**Work to do**
Which lines hold the word "this"? Copy each of them from the material.

**Supplied material**
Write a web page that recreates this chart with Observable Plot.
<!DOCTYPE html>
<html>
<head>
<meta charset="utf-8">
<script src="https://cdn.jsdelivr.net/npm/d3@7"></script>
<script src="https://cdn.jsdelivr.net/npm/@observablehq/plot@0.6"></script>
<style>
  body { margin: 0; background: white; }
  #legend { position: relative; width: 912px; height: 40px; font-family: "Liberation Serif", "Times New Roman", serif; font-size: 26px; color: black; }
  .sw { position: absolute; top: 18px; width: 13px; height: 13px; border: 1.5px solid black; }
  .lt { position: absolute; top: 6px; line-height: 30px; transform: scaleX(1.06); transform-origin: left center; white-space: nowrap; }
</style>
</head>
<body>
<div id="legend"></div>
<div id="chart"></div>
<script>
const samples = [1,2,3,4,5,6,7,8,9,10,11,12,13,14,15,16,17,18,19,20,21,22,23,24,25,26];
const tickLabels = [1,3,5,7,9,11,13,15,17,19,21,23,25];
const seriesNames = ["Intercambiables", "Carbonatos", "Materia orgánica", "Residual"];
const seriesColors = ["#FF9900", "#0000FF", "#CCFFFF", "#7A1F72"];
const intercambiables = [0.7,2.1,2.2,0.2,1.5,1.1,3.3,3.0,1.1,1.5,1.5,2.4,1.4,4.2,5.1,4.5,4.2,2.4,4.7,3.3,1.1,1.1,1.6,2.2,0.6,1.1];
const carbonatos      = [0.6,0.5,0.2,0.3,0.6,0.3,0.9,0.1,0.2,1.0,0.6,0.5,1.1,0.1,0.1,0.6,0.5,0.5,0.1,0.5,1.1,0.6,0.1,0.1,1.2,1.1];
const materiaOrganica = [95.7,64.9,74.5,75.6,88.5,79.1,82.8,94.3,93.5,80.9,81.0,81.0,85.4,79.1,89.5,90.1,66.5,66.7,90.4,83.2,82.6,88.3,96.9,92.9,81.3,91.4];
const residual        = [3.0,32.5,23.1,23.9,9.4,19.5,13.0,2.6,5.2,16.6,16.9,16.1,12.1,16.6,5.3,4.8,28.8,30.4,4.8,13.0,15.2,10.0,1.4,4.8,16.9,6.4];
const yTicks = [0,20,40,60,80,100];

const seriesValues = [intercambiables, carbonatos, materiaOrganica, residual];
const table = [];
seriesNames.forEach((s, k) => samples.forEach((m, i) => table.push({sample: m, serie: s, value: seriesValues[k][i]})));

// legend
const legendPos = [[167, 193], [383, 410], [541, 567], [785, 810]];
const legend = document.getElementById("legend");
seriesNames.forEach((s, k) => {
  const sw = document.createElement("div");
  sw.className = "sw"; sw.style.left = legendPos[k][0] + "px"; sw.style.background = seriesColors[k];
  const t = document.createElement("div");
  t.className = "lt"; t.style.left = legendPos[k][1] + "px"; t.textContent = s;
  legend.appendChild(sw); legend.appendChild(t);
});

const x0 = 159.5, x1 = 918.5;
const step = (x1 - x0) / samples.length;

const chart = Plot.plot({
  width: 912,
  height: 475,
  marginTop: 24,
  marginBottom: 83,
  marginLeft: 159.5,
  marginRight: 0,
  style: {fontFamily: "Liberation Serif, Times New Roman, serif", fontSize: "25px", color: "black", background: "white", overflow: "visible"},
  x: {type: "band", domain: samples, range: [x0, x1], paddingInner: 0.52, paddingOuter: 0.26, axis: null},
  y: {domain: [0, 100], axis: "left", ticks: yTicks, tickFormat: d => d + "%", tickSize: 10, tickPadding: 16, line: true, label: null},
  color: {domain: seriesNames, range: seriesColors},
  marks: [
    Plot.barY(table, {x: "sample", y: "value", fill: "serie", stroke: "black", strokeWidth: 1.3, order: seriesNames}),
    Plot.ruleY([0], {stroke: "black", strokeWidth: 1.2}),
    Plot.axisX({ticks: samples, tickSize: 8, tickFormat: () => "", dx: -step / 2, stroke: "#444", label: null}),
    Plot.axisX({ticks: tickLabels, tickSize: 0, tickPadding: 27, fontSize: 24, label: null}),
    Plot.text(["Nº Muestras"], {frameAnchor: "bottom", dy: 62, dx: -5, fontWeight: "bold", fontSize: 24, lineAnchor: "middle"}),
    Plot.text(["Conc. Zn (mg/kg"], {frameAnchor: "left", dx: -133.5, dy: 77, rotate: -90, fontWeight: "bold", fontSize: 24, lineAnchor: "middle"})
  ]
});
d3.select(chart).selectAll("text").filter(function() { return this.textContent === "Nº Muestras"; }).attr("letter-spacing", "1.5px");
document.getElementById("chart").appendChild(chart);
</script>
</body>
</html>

**Output**
Write a web page that recreates this chart with Observable Plot.
d3.select(chart).selectAll("text").filter(function() { return this.textContent === "Nº Muestras"; }).attr("letter-spacing", "1.5px");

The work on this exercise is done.